TASK DIRECTIONS -
Repeat the material below word for word and leave out all pictures.

>> Begin SOURCE EXCERPT

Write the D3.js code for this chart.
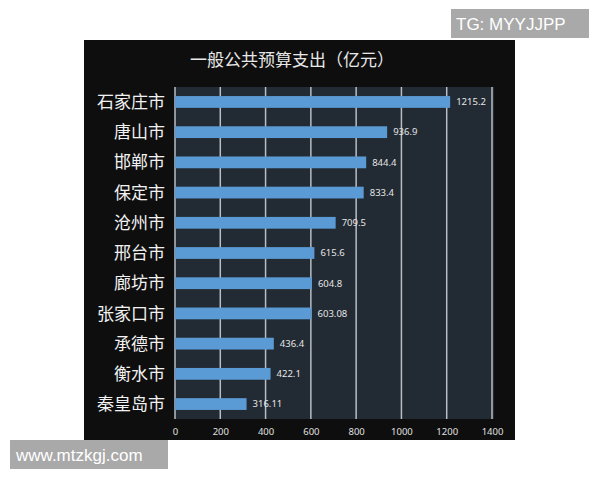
<!DOCTYPE html>
<html><head><meta charset="utf-8">
<script src="https://cdn.jsdelivr.net/npm/d3@7"></script>
<style>html,body{margin:0;padding:0;background:#fff;}svg{display:block;}</style>
</head><body>
<script>
const categories = ["石家庄市","唐山市","邯郸市","保定市","沧州市","邢台市","廊坊市","张家口市","承德市","衡水市","秦皇岛市"];
const values = [1215.2, 936.9, 844.4, 833.4, 709.5, 615.6, 604.8, 603.08, 436.4, 422.1, 316.11];
const valueLabels = ["1215.2","936.9","844.4","833.4","709.5","615.6","604.8","603.08","436.4","422.1","316.11"];
const tickValues = [0,200,400,600,800,1000,1200,1400];
const title = "一般公共预算支出（亿元）";

const svg = d3.select("body").append("svg").attr("width",600).attr("height",480);
svg.append("rect").attr("x",0).attr("y",0).attr("width",600).attr("height",480).attr("fill","#fff");
// dark panel
svg.append("rect").attr("x",84).attr("y",40).attr("width",431).attr("height",400).attr("fill","#0e0e0e");

const x = d3.scaleLinear().domain([0,1400]).range([175,492]);
const y = d3.scaleBand().domain(categories).range([87,419]).paddingInner(0.61).paddingOuter(0.3);

// plot area
svg.append("rect").attr("x",x(0)).attr("y",87).attr("width",x(1400)-x(0)+2).attr("height",332).attr("fill","#222a33");

// gridlines
svg.append("g").selectAll("line").data(tickValues).join("line")
  .attr("x1",d=>x(d)).attr("x2",d=>x(d)).attr("y1",87).attr("y2",419)
  .attr("stroke","#b9bec4").attr("stroke-width",1.5);

// bars
svg.append("g").selectAll("rect").data(values).join("rect")
  .attr("x",x(0)).attr("y",(d,i)=>y(categories[i]))
  .attr("width",d=>x(d)-x(0)).attr("height",y.bandwidth())
  .attr("fill","#5b9bd5");

// value labels
svg.append("g").selectAll("text").data(values).join("text")
  .attr("x",d=>x(d)+6).attr("y",(d,i)=>y(categories[i])+y.bandwidth()/2)
  .attr("dy","0.35em").attr("fill","#e6e6e6")
  .attr("font-family","'Noto Sans',sans-serif").attr("font-size",9.5)
  .text((d,i)=>valueLabels[i]);

// category labels
svg.append("g").selectAll("text").data(categories).join("text")
  .attr("x",165).attr("y",d=>y(d)+y.bandwidth()/2)
  .attr("dy","0.36em").attr("text-anchor","end").attr("fill","#f2f2f2")
  .attr("font-family","'Noto Sans CJK SC',sans-serif").attr("font-size",17)
  .text(d=>d);

// x axis
const axis = svg.append("g").attr("transform","translate(0,419)")
  .call(d3.axisBottom(x).tickValues(tickValues).tickFormat(d3.format("d")).tickSize(0).tickPadding(9));
axis.select(".domain").remove();
axis.selectAll("text").attr("fill","#e0e0e0").attr("font-family","'Noto Sans',sans-serif").attr("font-size",9.5);

// title
svg.append("text").attr("x",292).attr("y",66).attr("text-anchor","middle")
  .attr("fill","#e8e8e8").attr("font-family","'Noto Sans CJK SC',sans-serif").attr("font-size",17)
  .text(title);

// watermarks
svg.append("rect").attr("x",451).attr("y",9).attr("width",138).attr("height",29).attr("fill","#a9a9a9");
svg.append("text").attr("x",456).attr("y",30).attr("fill","#fff")
  .attr("font-family","'Liberation Sans',Arial,sans-serif").attr("font-size",17).text("TG: MYYJJPP");
svg.append("rect").attr("x",10).attr("y",440).attr("width",158).attr("height",29).attr("fill","#a9a9a9");
svg.append("text").attr("x",16).attr("y",461).attr("fill","#fff")
  .attr("font-family","'Liberation Sans',Arial,sans-serif").attr("font-size",17).text("www.mtzkgj.com");
</script>
</body></html>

>> End SOURCE EXCERPT

EXERCISE SOLUTION -
Write the D3.js code for this chart.
<!DOCTYPE html>
<html><head><meta charset="utf-8">
<script src="https://cdn.jsdelivr.net/npm/d3@7"></script>
<style>html,body{margin:0;padding:0;background:#fff;}svg{display:block;}</style>
</head><body>
<script>
const categories = ["石家庄市","唐山市","邯郸市","保定市","沧州市","邢台市","廊坊市","张家口市","承德市","衡水市","秦皇岛市"];
const values = [1215.2, 936.9, 844.4, 833.4, 709.5, 615.6, 604.8, 603.08, 436.4, 422.1, 316.11];
const valueLabels = ["1215.2","936.9","844.4","833.4","709.5","615.6","604.8","603.08","436.4","422.1","316.11"];
const tickValues = [0,200,400,600,800,1000,1200,1400];
const title = "一般公共预算支出（亿元）";

const svg = d3.select("body").append("svg").attr("width",600).attr("height",480);
svg.append("rect").attr("x",0).attr("y",0).attr("width",600).attr("height",480).attr("fill","#fff");
// dark panel
svg.append("rect").attr("x",84).attr("y",40).attr("width",431).attr("height",400).attr("fill","#0e0e0e");

const x = d3.scaleLinear().domain([0,1400]).range([175,492]);
const y = d3.scaleBand().domain(categories).range([87,419]).paddingInner(0.61).paddingOuter(0.3);

// plot area
svg.append("rect").attr("x",x(0)).attr("y",87).attr("width",x(1400)-x(0)+2).attr("height",332).attr("fill","#222a33");

// gridlines
svg.append("g").selectAll("line").data(tickValues).join("line")
  .attr("x1",d=>x(d)).attr("x2",d=>x(d)).attr("y1",87).attr("y2",419)
  .attr("stroke","#b9bec4").attr("stroke-width",1.5);

// bars
svg.append("g").selectAll("rect").data(values).join("rect")
  .attr("x",x(0)).attr("y",(d,i)=>y(categories[i]))
  .attr("width",d=>x(d)-x(0)).attr("height",y.bandwidth())
  .attr("fill","#5b9bd5");

// value labels
svg.append("g").selectAll("text").data(values).join("text")
  .attr("x",d=>x(d)+6).attr("y",(d,i)=>y(categories[i])+y.bandwidth()/2)
  .attr("dy","0.35em").attr("fill","#e6e6e6")
  .attr("font-family","'Noto Sans',sans-serif").attr("font-size",9.5)
  .text((d,i)=>valueLabels[i]);

// category labels
svg.append("g").selectAll("text").data(categories).join("text")
  .attr("x",165).attr("y",d=>y(d)+y.bandwidth()/2)
  .attr("dy","0.36em").attr("text-anchor","end").attr("fill","#f2f2f2")
  .attr("font-family","'Noto Sans CJK SC',sans-serif").attr("font-size",17)
  .text(d=>d);

// x axis
const axis = svg.append("g").attr("transform","translate(0,419)")
  .call(d3.axisBottom(x).tickValues(tickValues).tickFormat(d3.format("d")).tickSize(0).tickPadding(9));
axis.select(".domain").remove();
axis.selectAll("text").attr("fill","#e0e0e0").attr("font-family","'Noto Sans',sans-serif").attr("font-size",9.5);

// title
svg.append("text").attr("x",292).attr("y",66).attr("text-anchor","middle")
  .attr("fill","#e8e8e8").attr("font-family","'Noto Sans CJK SC',sans-serif").attr("font-size",17)
  .text(title);

// watermarks
svg.append("rect").attr("x",451).attr("y",9).attr("width",138).attr("height",29).attr("fill","#a9a9a9");
svg.append("text").attr("x",456).attr("y",30).attr("fill","#fff")
  .attr("font-family","'Liberation Sans',Arial,sans-serif").attr("font-size",17).text("TG: MYYJJPP");
svg.append("rect").attr("x",10).attr("y",440).attr("width",158).attr("height",29).attr("fill","#a9a9a9");
svg.append("text").attr("x",16).attr("y",461).attr("fill","#fff")
  .attr("font-family","'Liberation Sans',Arial,sans-serif").attr("font-size",17).text("www.mtzkgj.com");
</script>
</body></html>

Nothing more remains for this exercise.